En l'espèce, Monsieur X et cinquante-deux autres personnes (les participants) ont participé au tournage du programme audiovisuel dit de « téléréalité » « L’Ile de la Tentation », saison 2003, 2004, 2005, 2006 ou 2007, produite par la société Glem, devenue TF1 production.
Le concept de l’émission L’Île de la tentation était quatre couples non mariés et non pacsés, sans enfant, testent leurs sentiments réciproques lors d’un séjour d’une durée de douze jours sur une île exotique, séjour pendant lequel ils sont filmés dans leur quotidien, notamment pendant les activités (plongée, équitation, ski nautique, voile, etc...) qu’ils partagent avec des célibataires de sexe opposé.
A l’issue de ce séjour, les participants font le point de leurs sentiments envers leur partenaire.
Il n’y a ni gagnant, ni prix.
Les participants ont saisi la juridiction prud’homale pour voir requalifier le « règlement participants » qu’ils avaient signé en contrat de travail à durée indéterminée, se voir reconnaître la qualité d’artiste-interprète et obtenir le paiement de rappels de salaire et de diverses indemnités.
Les juges d'appel ont requalifié la participation d’un candidat à une émission de télé réalité et le contrat « règlement participants » en contrat de travail car la prestation du candidat était accomplie sous la subordination de la société TF1 production et « avait pour finalité la production d’un bien ayant une valeur économique »
La cour d'appel a donc condamné la société TF1 production au paiement de diverses sommes à titre de rappels de salaire, de dommages-intérêts pour rupture abusive et pour non-respect de la procédure de licenciement.
A titre liminaire, la cour de cassation a rappelé le principe selon lequel :
« l’existence d’une relation de travail ne dépend ni de la volonté exprimée par les parties ni de la dénomination qu’elles ont donnée à leur convention mais des conditions de fait dans lesquelles est exercée l’activité des travailleurs ».

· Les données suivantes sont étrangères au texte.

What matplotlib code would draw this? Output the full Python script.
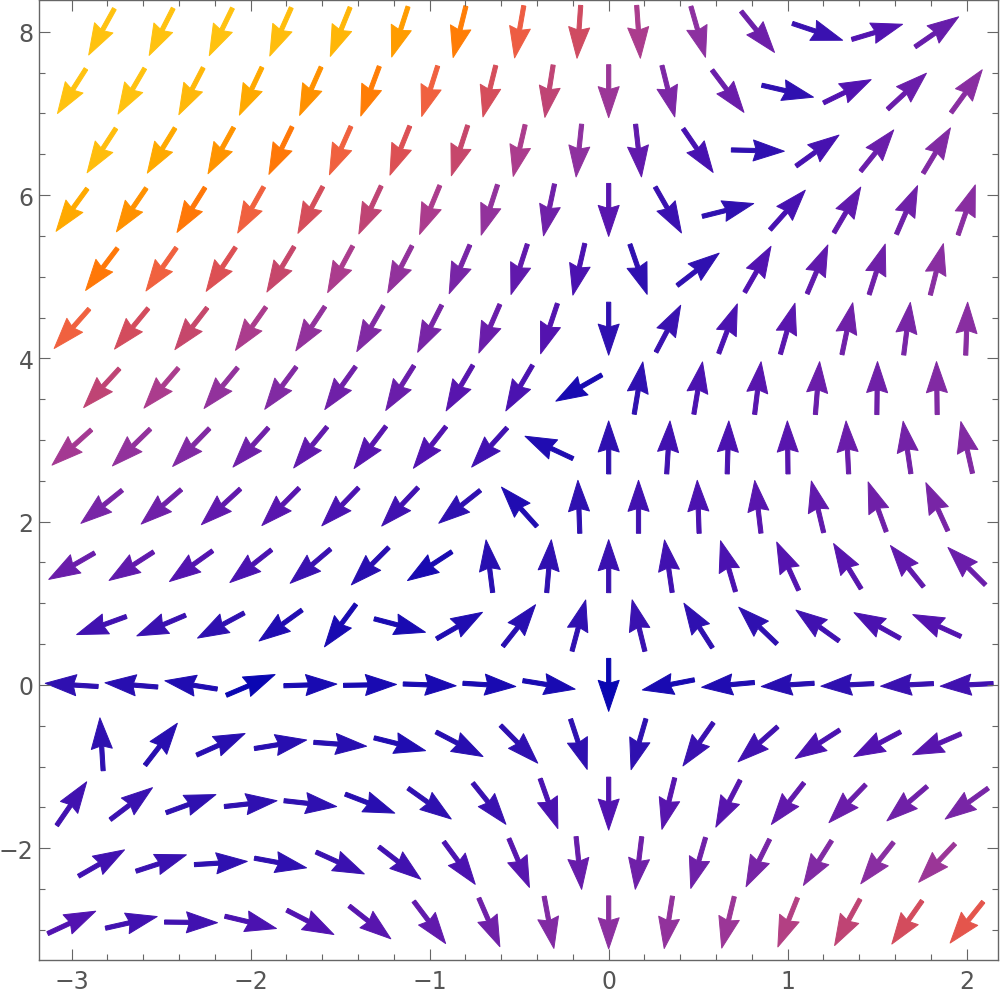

Mais surtout, la cour de cassation a validé la positon des juges d'appel en jugeant que :
« Et attendu qu’ayant constaté qu’il existait entre les membres de l’équipe de production et les participants un lien de subordination caractérisé par l’existence d’une « bible » prévoyant le déroulement des journées et la succession d’activités filmées imposées, de mises en scènes dûment répétées, d’interviews dirigées de telle sorte que l’interviewé était conduit à dire ce qui était attendu par la production, que ce lien de subordination se manifestait encore par le choix des vêtements par la production, des horaires imposés allant jusqu’à vingt heures par jour, l’obligation de vivre sur le site et l’impossibilité de se livrer à des occupations personnelles, l’instauration de sanctions, notamment pécuniaires en cas de départ en cours de tournage, soit, en définitive, l’obligation de suivre les activités prévues et organisées par la société de production, que les participants se trouvaient dans un lien de dépendance à l’égard de la société, dès lors, séjournant à l’étranger, que leurs passeports et leurs téléphones leur avaient été retirés, que la prestation des participants à l’émission avait pour finalité la production d’un bien ayant une valeur économique, la cour d’appel, qui a caractérisé l’existence d’une prestation de travail exécutée sous la subordination de la société TF1 production, et ayant pour objet la production d’une « série télévisée », prestation consistant pour les participants, pendant un temps et dans un lieu sans rapport avec le déroulement habituel de leur vie personnelle, à prendre part à des activités imposées et à exprimer des réactions attendues, ce qui la distingue du seul enregistrement de leur vie quotidienne, et qui a souverainement retenu que le versement de la somme de 1 525 euros avait pour cause le travail exécuté, a pu en déduire que les participants étaient liés par un contrat de travail à la société de production ».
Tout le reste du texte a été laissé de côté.